:: Exercise objective ::
From the first line of the listing below to the line with "const yMax = 1020;", print each line exactly, and nothing more. Leave out the pictures.

:: Collected data ::
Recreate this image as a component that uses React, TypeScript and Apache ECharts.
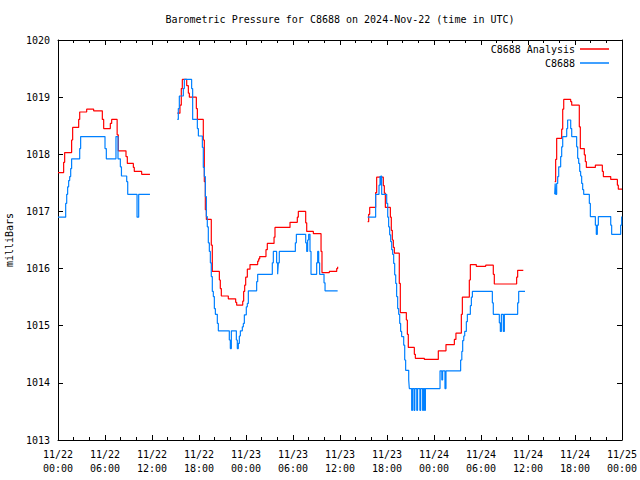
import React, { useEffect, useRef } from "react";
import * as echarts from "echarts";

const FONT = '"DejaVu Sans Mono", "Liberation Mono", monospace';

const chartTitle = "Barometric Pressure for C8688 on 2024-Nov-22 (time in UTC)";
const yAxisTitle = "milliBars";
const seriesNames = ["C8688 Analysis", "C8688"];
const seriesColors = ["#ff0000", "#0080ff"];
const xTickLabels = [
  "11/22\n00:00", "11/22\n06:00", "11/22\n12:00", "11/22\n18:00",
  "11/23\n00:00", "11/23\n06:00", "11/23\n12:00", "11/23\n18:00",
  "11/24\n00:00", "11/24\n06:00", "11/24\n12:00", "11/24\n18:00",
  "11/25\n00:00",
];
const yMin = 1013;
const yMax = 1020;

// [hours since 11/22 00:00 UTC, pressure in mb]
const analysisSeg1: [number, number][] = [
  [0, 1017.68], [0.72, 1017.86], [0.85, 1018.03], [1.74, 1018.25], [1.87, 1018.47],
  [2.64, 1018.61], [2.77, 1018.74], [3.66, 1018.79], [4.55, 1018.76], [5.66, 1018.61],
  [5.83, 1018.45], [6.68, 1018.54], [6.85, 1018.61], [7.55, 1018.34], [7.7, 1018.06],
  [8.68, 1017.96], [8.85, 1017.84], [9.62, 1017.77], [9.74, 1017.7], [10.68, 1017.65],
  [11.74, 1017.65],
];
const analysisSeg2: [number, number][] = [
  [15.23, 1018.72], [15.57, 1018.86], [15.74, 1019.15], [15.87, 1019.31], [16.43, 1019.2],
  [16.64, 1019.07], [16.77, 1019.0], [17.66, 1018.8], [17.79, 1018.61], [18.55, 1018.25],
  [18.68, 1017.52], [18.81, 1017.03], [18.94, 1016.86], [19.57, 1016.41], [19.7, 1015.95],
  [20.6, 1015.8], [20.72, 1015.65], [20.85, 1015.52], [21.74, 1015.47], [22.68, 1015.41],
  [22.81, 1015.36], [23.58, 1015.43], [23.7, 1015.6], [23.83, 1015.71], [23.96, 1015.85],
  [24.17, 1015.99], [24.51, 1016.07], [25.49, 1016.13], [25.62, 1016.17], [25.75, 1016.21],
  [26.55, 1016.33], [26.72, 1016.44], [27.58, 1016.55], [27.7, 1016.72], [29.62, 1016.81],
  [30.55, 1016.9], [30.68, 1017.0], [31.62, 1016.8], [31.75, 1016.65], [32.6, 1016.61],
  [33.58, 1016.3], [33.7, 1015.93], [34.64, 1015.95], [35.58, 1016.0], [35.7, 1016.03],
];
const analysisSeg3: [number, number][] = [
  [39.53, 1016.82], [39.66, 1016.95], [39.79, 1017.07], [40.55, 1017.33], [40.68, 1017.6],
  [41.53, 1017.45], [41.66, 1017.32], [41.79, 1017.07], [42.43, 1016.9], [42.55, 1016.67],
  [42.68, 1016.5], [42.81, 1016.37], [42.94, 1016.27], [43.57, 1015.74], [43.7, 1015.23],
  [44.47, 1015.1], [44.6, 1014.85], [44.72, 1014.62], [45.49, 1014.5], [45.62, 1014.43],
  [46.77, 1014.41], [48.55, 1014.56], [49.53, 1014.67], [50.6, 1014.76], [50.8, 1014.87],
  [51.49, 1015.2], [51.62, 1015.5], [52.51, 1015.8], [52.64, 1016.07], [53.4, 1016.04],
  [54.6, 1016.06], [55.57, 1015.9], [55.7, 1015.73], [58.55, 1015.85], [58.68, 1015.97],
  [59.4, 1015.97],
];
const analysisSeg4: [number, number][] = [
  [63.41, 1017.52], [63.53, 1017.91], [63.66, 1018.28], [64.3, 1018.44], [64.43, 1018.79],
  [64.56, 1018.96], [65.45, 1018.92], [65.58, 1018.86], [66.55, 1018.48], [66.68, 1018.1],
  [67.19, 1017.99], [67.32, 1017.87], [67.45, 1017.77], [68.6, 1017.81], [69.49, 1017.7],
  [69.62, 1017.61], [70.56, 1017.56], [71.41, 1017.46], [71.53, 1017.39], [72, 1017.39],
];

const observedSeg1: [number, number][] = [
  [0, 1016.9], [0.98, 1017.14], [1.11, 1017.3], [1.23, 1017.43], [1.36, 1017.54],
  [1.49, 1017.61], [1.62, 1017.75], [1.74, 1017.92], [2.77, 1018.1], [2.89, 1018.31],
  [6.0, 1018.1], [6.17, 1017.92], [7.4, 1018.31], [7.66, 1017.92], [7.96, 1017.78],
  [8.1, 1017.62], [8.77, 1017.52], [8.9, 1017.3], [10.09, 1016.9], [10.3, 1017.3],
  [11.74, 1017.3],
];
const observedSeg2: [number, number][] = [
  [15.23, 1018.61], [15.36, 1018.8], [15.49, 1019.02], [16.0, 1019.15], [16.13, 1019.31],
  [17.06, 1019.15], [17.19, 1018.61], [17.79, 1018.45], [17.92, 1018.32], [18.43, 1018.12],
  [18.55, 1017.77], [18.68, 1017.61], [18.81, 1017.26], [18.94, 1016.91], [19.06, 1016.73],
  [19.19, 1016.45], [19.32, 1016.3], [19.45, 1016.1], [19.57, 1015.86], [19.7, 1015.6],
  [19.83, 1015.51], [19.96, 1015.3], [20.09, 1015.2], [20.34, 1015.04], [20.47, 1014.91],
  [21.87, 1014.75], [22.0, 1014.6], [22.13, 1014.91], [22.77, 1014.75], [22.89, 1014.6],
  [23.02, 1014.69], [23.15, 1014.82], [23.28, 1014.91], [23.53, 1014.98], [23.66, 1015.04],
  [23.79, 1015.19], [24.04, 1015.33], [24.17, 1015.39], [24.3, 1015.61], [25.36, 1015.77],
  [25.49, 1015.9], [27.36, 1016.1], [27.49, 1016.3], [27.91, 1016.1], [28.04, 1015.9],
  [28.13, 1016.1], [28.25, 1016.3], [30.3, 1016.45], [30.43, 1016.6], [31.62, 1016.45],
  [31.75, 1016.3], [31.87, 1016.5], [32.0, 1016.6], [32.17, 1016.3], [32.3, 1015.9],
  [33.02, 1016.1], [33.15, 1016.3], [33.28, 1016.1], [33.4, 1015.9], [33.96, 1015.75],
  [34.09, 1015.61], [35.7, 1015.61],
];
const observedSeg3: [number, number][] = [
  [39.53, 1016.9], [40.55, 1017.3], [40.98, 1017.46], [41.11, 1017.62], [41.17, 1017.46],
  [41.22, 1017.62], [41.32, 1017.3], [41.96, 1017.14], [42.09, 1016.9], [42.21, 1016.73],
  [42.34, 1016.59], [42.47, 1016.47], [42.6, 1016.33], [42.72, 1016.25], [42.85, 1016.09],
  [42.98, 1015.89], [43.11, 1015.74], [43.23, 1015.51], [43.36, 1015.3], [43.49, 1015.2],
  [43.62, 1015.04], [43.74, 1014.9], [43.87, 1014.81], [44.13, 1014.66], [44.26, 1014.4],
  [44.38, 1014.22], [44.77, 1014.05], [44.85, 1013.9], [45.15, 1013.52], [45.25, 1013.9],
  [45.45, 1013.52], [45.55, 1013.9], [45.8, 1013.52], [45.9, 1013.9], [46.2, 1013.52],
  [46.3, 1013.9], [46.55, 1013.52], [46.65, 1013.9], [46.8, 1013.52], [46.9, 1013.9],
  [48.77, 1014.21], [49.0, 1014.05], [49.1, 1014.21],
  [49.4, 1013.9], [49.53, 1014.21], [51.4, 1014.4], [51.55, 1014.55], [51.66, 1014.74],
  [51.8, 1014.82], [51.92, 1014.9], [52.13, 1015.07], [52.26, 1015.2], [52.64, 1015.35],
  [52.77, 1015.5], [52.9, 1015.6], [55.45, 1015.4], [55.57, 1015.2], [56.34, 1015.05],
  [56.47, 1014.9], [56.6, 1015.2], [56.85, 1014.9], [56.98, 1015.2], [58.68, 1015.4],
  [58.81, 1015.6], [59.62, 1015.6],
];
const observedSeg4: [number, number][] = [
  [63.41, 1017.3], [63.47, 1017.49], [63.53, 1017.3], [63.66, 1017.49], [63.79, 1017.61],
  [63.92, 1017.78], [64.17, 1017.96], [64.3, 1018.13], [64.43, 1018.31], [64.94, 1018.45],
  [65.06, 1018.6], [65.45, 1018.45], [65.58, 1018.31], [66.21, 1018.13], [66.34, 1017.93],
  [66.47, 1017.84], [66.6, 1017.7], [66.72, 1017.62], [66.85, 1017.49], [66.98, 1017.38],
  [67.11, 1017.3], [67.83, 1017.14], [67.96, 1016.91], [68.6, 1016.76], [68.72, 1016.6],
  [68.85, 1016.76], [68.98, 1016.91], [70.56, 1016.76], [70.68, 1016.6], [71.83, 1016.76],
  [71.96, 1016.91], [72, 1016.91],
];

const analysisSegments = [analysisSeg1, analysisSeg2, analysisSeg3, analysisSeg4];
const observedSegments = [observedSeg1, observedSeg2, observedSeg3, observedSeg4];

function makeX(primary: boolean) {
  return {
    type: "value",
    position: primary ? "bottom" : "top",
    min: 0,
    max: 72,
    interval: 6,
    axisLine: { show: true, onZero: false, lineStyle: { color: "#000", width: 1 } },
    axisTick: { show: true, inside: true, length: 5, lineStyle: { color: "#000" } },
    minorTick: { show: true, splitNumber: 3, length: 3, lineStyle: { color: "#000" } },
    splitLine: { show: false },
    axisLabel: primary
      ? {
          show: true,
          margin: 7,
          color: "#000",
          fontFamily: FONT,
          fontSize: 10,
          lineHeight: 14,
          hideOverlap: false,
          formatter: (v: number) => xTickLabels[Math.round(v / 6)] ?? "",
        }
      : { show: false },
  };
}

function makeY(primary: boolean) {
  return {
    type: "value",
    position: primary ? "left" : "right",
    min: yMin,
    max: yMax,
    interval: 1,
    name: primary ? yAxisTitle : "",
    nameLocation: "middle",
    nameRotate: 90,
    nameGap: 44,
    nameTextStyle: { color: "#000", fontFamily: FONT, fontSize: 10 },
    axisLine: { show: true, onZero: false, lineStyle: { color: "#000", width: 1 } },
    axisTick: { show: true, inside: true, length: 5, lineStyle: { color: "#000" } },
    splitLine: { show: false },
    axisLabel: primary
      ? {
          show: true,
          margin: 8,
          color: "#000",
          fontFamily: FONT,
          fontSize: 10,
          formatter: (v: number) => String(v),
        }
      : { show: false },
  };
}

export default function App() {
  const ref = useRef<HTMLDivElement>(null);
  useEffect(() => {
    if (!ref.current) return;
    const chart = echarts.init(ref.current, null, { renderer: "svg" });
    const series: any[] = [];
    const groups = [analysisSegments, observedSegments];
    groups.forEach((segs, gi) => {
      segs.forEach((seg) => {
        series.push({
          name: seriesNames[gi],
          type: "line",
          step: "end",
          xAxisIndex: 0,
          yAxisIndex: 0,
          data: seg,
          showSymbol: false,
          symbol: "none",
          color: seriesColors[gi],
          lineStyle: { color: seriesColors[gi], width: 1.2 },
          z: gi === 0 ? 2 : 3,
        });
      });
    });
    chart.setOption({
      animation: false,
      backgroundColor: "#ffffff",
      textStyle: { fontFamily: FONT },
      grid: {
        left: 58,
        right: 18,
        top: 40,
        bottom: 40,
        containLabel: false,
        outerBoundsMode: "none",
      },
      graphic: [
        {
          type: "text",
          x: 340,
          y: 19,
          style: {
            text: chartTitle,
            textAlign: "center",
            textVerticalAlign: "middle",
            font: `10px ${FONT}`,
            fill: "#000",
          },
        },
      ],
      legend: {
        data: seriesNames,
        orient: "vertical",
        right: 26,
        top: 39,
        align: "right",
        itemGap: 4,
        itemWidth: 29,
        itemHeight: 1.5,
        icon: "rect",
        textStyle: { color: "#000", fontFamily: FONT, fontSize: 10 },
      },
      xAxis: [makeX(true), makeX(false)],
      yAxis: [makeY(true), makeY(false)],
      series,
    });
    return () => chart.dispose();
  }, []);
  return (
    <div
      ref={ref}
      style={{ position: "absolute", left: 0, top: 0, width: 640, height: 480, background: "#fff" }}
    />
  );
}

:: Answer to the exercise ::
Recreate this image as a component that uses React, TypeScript and Apache ECharts.
import React, { useEffect, useRef } from "react";
import * as echarts from "echarts";

const FONT = '"DejaVu Sans Mono", "Liberation Mono", monospace';

const chartTitle = "Barometric Pressure for C8688 on 2024-Nov-22 (time in UTC)";
const yAxisTitle = "milliBars";
const seriesNames = ["C8688 Analysis", "C8688"];
const seriesColors = ["#ff0000", "#0080ff"];
const xTickLabels = [
  "11/22\n00:00", "11/22\n06:00", "11/22\n12:00", "11/22\n18:00",
  "11/23\n00:00", "11/23\n06:00", "11/23\n12:00", "11/23\n18:00",
  "11/24\n00:00", "11/24\n06:00", "11/24\n12:00", "11/24\n18:00",
  "11/25\n00:00",
];
const yMin = 1013;
const yMax = 1020;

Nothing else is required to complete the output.